Le dernier portrait n’aurait pas dû l’être, il l’est devenu. Baltasar Carlos a neuf ans. Vêtu comme un adulte, noir et gris argent, il ne porte plus au cou qu’une médaille, ses cheveux lisses encadrent son visage, une main repose sur la garde de l’épée, l’autre sur le dossier d’une chaise à sa taille, quand la table derrière, son chapeau dessus, est une table ordinaire. Le prince a là son regard décidé, sûr des moyens dont il dispose, de ce qui l’attend. Il meurt quelques années après, à la veille de ses dix-sept ans.

La dernière chose que je sais de lui : Velázquez, quand il peint Les Ménines, est dans les appartements autrefois réservés au prince, ceux-là même où, sans doute, sauf pour les portraits en plein air, il avait peint Baltasar Carlos.

Petite fille en gris, vers 1640 par Diego Velázquez

J’aurai cinq ans bientôt, je ne suis pas une princesse, je ne suis la fille de personne, m’en moque, je sais jouer mieux qu’elles, mieux que tous ces enfants de rois, de princes, grands. J’habite quelque part tout au fond du palais, on ne me donne pas souvent la permission d’en sortir ni d’aller à mon gré, je sors quand même, parfois m’échappe dans la galerie, qui s’en aperçoit, personne. Je me promène, fais tranquillement mon tour, invisible, une petite fille en gris, personne ne la voit. Moi je vois. Il suffit de me regarder pour savoir. Les yeux très noirs je suis là, je sais bien. Tout ce que j’ai vu je l’ai vu. Je ne dis rien — à qui devrais-je dire quoi, on me demande uniquement de ne pas faire parler de moi, de rester sage, et douce. Je ne le suis pas du tout.

Je ne rêve pas à qui je voudrais être, à qui je serai, je pourrais m’imaginer reine, nonne sûrement pas. Si je ne souris pas du moins je ne suis pas triste. J’observe et je suis au monde. Ce matin le ciel était si neuf et clair, changeant, je me suis coiffée toute seule, pas de fleur ni de perles dans mes cheveux lourds, et ma robe est si neutre qu’on n’en retient que la couleur, à peine. Mes joues je les perdrai, pas tout de suite. Ce regard je ne le perdrai pas.
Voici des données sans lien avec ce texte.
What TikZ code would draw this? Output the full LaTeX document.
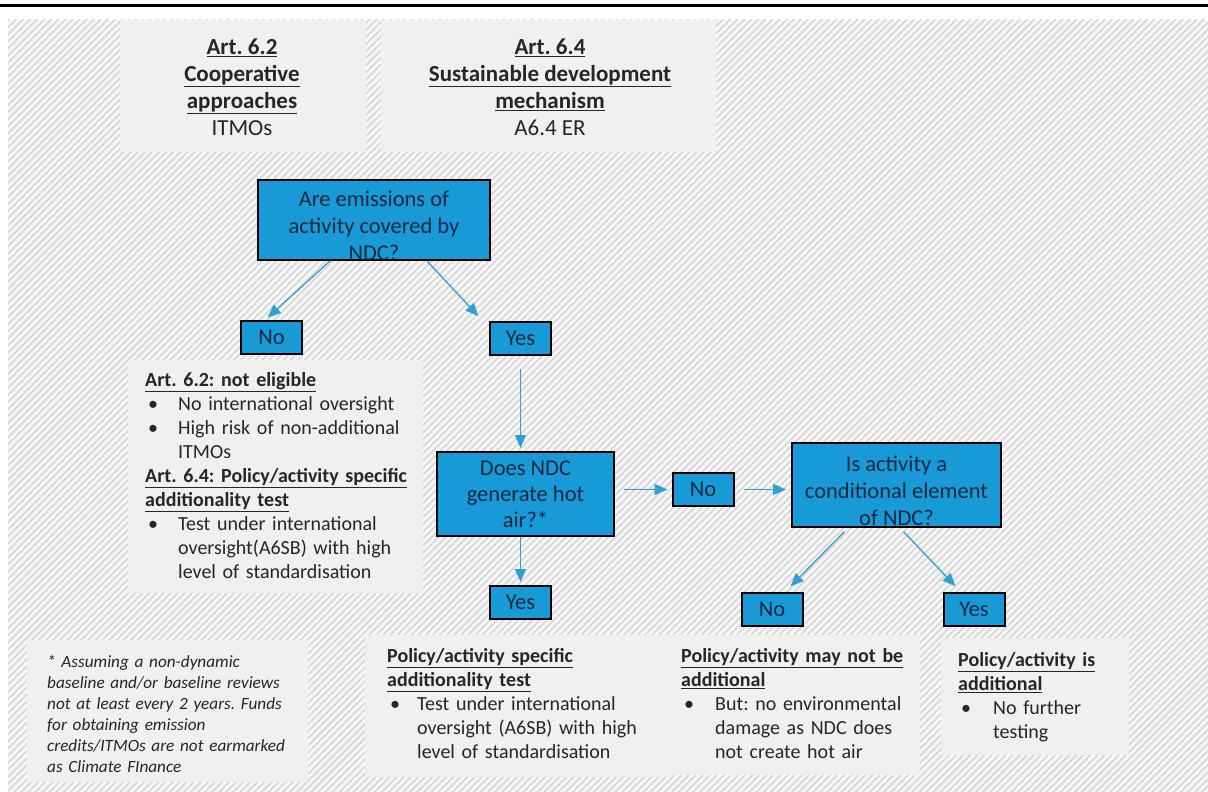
\documentclass[tikz,border=0pt]{standalone}
\usepackage{fontspec}
\setmainfont{Carlito}
\usepackage{tikz}
\usetikzlibrary{arrows.meta,patterns.meta,calc}
\usepackage{xcolor}

\definecolor{boxblue}{RGB}{24,154,214}
\definecolor{boxtext}{RGB}{25,40,65}
\definecolor{arrblue}{RGB}{48,160,210}
\definecolor{panelgrey}{RGB}{240,240,240}
\definecolor{hatchbg}{RGB}{246,246,246}
\definecolor{hatchline}{RGB}{214,214,214}

\newcommand{\hd}[1]{\textbf{\underline{#1}}}
\newcommand{\bitem}[2][30pt]{\par\noindent\hspace*{3pt}\makebox[\dimexpr#1-3pt\relax][l]{\textbullet}%
    \parbox[t]{240pt}{\raggedright#2\strut}\par\prevdepth=\dp\strutbox}
\newcommand{\lowstrut}{\rule{0pt}{26pt}}

\begin{document}
\begin{tikzpicture}[x=1pt, y=-1pt,
    qbox/.style={draw=black, line width=2pt, fill=boxblue, text=boxtext, align=center,
        inner sep=2pt, font=\fontsize{22.5}{26}\selectfont},
    lowbox/.style={qbox, font=\fontsize{22.5}{27}\selectfont, inner ysep=0pt, text depth=0pt},
    ansbox/.style={qbox, minimum width=61pt, minimum height=33pt, inner sep=0pt},
    arr/.style={-{Triangle[length=13pt,width=11pt]}, draw=arrblue, line width=1.3pt},
    panel/.style={fill=panelgrey},
    ptext/.style={anchor=north west, align=left, inner sep=0pt, text=black!85,
        text width=300pt, font=\fontsize{20}{24}\selectfont\frenchspacing}]
    \useasboundingbox (0,0) rectangle (1208,792);

    % Background
    \draw[line width=3pt] (0,6) -- (1208,6);
    \fill[hatchbg] (8,20) rectangle (1208,792);
    \fill[pattern={Lines[angle=45,distance=5pt,line width=1.6pt]}, pattern color=hatchline]
        (8,20) rectangle (1208,792);

    % Panels
    \fill[panel] (120,20) rectangle (366,152);
    \fill[panel] (381,20) rectangle (716,152);
    \fill[panel] (128,360) rectangle (423,593);
    \fill[panel] (27,640) rectangle (308,782);
    \fill[panel] (365,635) rectangle (672,777);
    \fill[panel] (672,635) rectangle (920,775);
    \fill[panel] (941,638) rectangle (1129,755);

    % Headings
    \node[align=center, text=black!85, font=\fontsize{23}{27}\selectfont\frenchspacing] (art62) at (242,87)
        {\hd{Art. 6.2}\\ \hd{Cooperative}\\ \hd{approaches}\\ ITMOs};
    \node[align=center, text=black!85, font=\fontsize{23}{27}\selectfont\frenchspacing] (art64) at (550,87)
        {\hd{Art. 6.4}\\ \hd{Sustainable development}\\ \hd{mechanism}\\ A6.4 ER};

    % Boxes
    \node[lowbox, minimum width=232pt, minimum height=80pt] (covered) at (374,220)
        {\lowstrut Are emissions of\\ activity covered by\\ NDC?};
    \node[ansbox] (no1) at (271.5,337) {No};
    \node[ansbox] (yes1) at (520.5,338) {Yes};
    \node[qbox, minimum width=177pt, minimum height=84pt] (hotair) at (525.5,494)
        {Does NDC\\ generate hot\\ air?*};
    \node[ansbox] (yes2) at (520.5,602.5) {Yes};
    \node[ansbox] (no2) at (703,489.5) {No};
    \node[lowbox, minimum width=209pt, minimum height=84pt] (conditional) at (896.5,485)
        {\lowstrut Is activity a\\ conditional element\\ of NDC?};
    \node[ansbox] (no3) at (772,609.5) {No};
    \node[ansbox] (yes3) at (974,609.5) {Yes};

    % Arrows
    \draw[arr, shorten >=3pt] ([xshift=-44pt]covered.south) -- ([xshift=-6pt]no1.north);
    \draw[arr, shorten >=6pt] ([xshift=53pt]covered.south) -- ([xshift=-38pt]yes1.north);
    \draw[arr, shorten <=13pt, shorten >=3pt] (yes1.south) -- (yes1.south |- hotair.north);
    \draw[arr, shorten >=3pt] (yes2.north |- hotair.south) -- (yes2.north);
    \draw[arr, shorten <=9pt, shorten >=4pt] (hotair.east |- no2) -- (no2.west);
    \draw[arr, shorten <=9pt, shorten >=5pt] (no2.east) -- (conditional.west |- no2);
    \draw[arr, shorten <=5pt, shorten >=8pt] ([xshift=-48.5pt]conditional.south) -- ([xshift=13pt]no3.north);
    \draw[arr, shorten <=5pt, shorten >=8pt] ([xshift=3.5pt]conditional.south) -- ([xshift=-13pt]yes3.north);

    % Panel texts
    \node[ptext] (noteligible) at (145,372) {\hd{Art. 6.2: not eligible}
        \bitem[33pt]{No international oversight}
        \bitem[33pt]{High risk of non-additional\\ ITMOs}
        \noindent\hd{Art. 6.4: Policy/activity specific}\\ \hd{additionality test}
        \bitem[33pt]{Test under international\\ oversight(A6SB) with high\\ level of standardisation}};
    \node[ptext, font=\fontsize{17.2}{21}\itshape\frenchspacing] (footnote) at (47,655)
        {* Assuming a non-dynamic\\ baseline and/or baseline reviews\\ not at least every 2 years. Funds\\
        for obtaining emission\\ credits/ITMOs are not earmarked\\ as Climate FInance};
    \node[ptext] (specific) at (387,648) {\hd{Policy/activity specific}\\ \hd{additionality test}
        \bitem{Test under international\\ oversight (A6SB) with high\\ level of standardisation}};
    \node[ptext] (maynot) at (681,648) {\hd{Policy/activity may not be}\\ \hd{additional}
        \bitem[34pt]{But: no environmental\\ damage as NDC does\\ not create hot air}};
    \node[ptext] (isadd) at (958,652) {\hd{Policy/activity is}\\ \hd{additional}
        \bitem[35pt]{No further\\ testing}};
\end{tikzpicture}
\end{document}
J’aime les oiseaux mieux que les chats, les chiens, les tortues et les singes. N’ai pas le droit de cueillir les fleurs des parterres, mais il arrive qu’un des jardiniers m’en donne, il a vu comme je guettais leur passage, glanais après tout ce que je pouvais, il a vu comme j’aime faire des bouquets. Ces bouquets, à qui les donner, parfois je pense à qui je pourrais les offrir, j’imagine, quelqu’un que je ne connais pas.
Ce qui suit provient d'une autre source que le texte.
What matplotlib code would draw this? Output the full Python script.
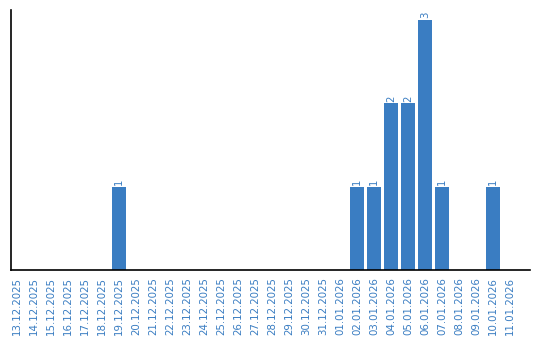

Aujourd’hui je suis gaie, me suis levée avant les autres, tous, pour voir dans le froid l’aube passer du violet au rose orangé, puis le bleu est monté. Je ne laisserai rien, de moi ne restera qu’un visage, pas oubliable. Il se pourrait que j’aie été Ines, la fille aînée de Francisca, elle-même la fille aînée du peintre Velázquez et de Juana, fille du maître Pacheco. Faut-il en être sûr pour ne pas m’oublier ? On ne m’oubliera pas.

Post-scriptum

Diego Velázquez, Le Prince Baltasar Carlos en costume de chasse, 1635-1636, huile sur toile, 190 x 103 cm, Prado, Madrid ; Diego Velázquez, Petite fille, vers 1640, huile sur toile, 51,5 x 41 cm, The Hispanic Society, New York.